Children with good test scores now validate Connected Math. Parents can see how Connected Math has brought the high scores. Parents, of course, have no role in these scores. Children with poor test scores call for even more Connected Math. Thus, all results prove that Connected Math, Investigations, or by whatever name these systems cloak themselves, are necessary and desirable.

Somehow these systems are very expensive, and once introduced, become entrenched as much too expensive to remove. Somehow educators cannot seem to find the same critical articles easily accessed by incompetent parents. It is always too late, and somehow the magic number seven becomes the number of years the district must live with this system.

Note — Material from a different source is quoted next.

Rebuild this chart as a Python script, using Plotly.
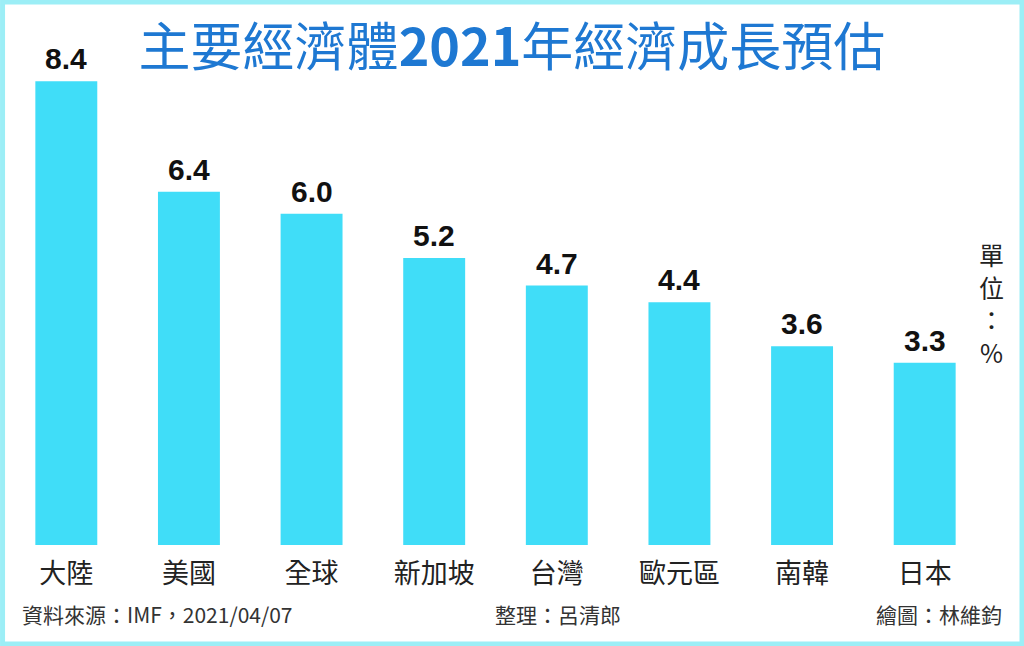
import plotly.graph_objects as go

# data
regions = ['大陸', '美國', '全球', '新加坡', '台灣', '歐元區', '南韓', '日本']
growth = [8.4, 6.4, 6.0, 5.2, 4.7, 4.4, 3.6, 3.3]

title_text = '主要經濟體<b>2021</b>年經濟成長預估'
unit_text = '單<br>位<br>：<br>%'
source_text = '資料來源：IMF，2021/04/07'
editor_text = '整理：呂清郎'
artist_text = '繪圖：林維鈞'

cjk = 'Noto Sans CJK TC'
bar_color = '#40DDF8'

fig = go.Figure()
fig.add_trace(go.Bar(
    x=regions,
    y=growth,
    marker=dict(color=bar_color, line=dict(width=0)),
    hoverinfo='skip',
))

# value labels above the bars
for r, v in zip(regions, growth):
    fig.add_annotation(
        x=r, y=v, text=f'{v:.1f}', showarrow=False,
        xref='x', yref='y', yanchor='bottom', yshift=4,
        font=dict(family='Liberation Sans, Arial', size=30, color='#111111', weight='bold'),
    )

# unit, vertical on the right
fig.add_annotation(
    x=1.006, y=0.47, xref='paper', yref='paper', text=unit_text,
    showarrow=False, xanchor='center', yanchor='middle',
    font=dict(family=cjk, size=25, color='#222222'),
)

# footer
footer_font = dict(family=cjk, size=21, color='#333333')
fig.add_annotation(x=0.0153, y=-0.134, xref='paper', yref='paper', text=source_text,
                   showarrow=False, xanchor='left', yanchor='middle', font=footer_font)
fig.add_annotation(x=0.497, y=-0.134, xref='paper', yref='paper', text=editor_text,
                   showarrow=False, xanchor='left', yanchor='middle', font=footer_font)
fig.add_annotation(x=1.018, y=-0.134, xref='paper', yref='paper', text=artist_text,
                   showarrow=False, xanchor='right', yanchor='middle', font=footer_font)

# light cyan frame around the whole picture
fig.add_shape(type='rect', xref='paper', yref='paper',
              x0=-0.0025, x1=1.0367, y0=-0.192, y1=1.0544,
              line=dict(color='#9CEEF6', width=5), fillcolor='rgba(0,0,0,0)', layer='above')

fig.update_layout(
    width=1024, height=646,
    margin=dict(l=5, r=38, t=30, b=101),
    paper_bgcolor='white', plot_bgcolor='white',
    bargap=0.495,
    showlegend=False,
    title=dict(
        text=title_text, x=0.5, xref='container', xanchor='center',
        y=1 - 48 / 646, yref='container', yanchor='middle',
        font=dict(family=cjk, size=52, color='#1E78D2'),
    ),
    xaxis=dict(
        showgrid=False, showline=False, zeroline=False, ticks='',
        tickfont=dict(family=cjk, size=27, color='#222222'),
        ticklabelstandoff=10,
    ),
    yaxis=dict(
        range=[0, 9.33], visible=False, showgrid=False, zeroline=False,
    ),
)

# drop the page margin so the figure sits at the window corner
fig.write_html('out.html', config={'displayModeBar': False},
               post_script="document.body.style.margin='0';")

I have contemplated pulling my children out of the school, which is one of two gifted and talented schools in my city. I fear that I will move my children to a new school, only to be pursued by the relentless attempts of someone to implement Connected Math in every school and every classroom. How do these people so easily dupe educators?

I am disturbed by educators' justifications: "I never liked math myself, but now ..." Why are math haters selecting the math program? More horrifying, why are they then teaching it?

My child wanted to know how to do a math operation and was told to use a calculator. This particular math operation will, of course, never be taught by the school.

Tracking is forbidden, as group exploration is important. Good math students feel hopeless. There is no way out. Failing to complete every bit of long involved assignments when a simple equation would have sufficed jeopardizes grades. Reviews in class are endless and torturous.

I suspect that to validate itself, fuzzy math proponents have influenced standardized tests, scaring educators into believing that children will fail these portions if they have not been exposed to writing essays on why two plus two equals four.

The only explanation is that someone is making a great deal of money out of this scam. Nothing else makes sense.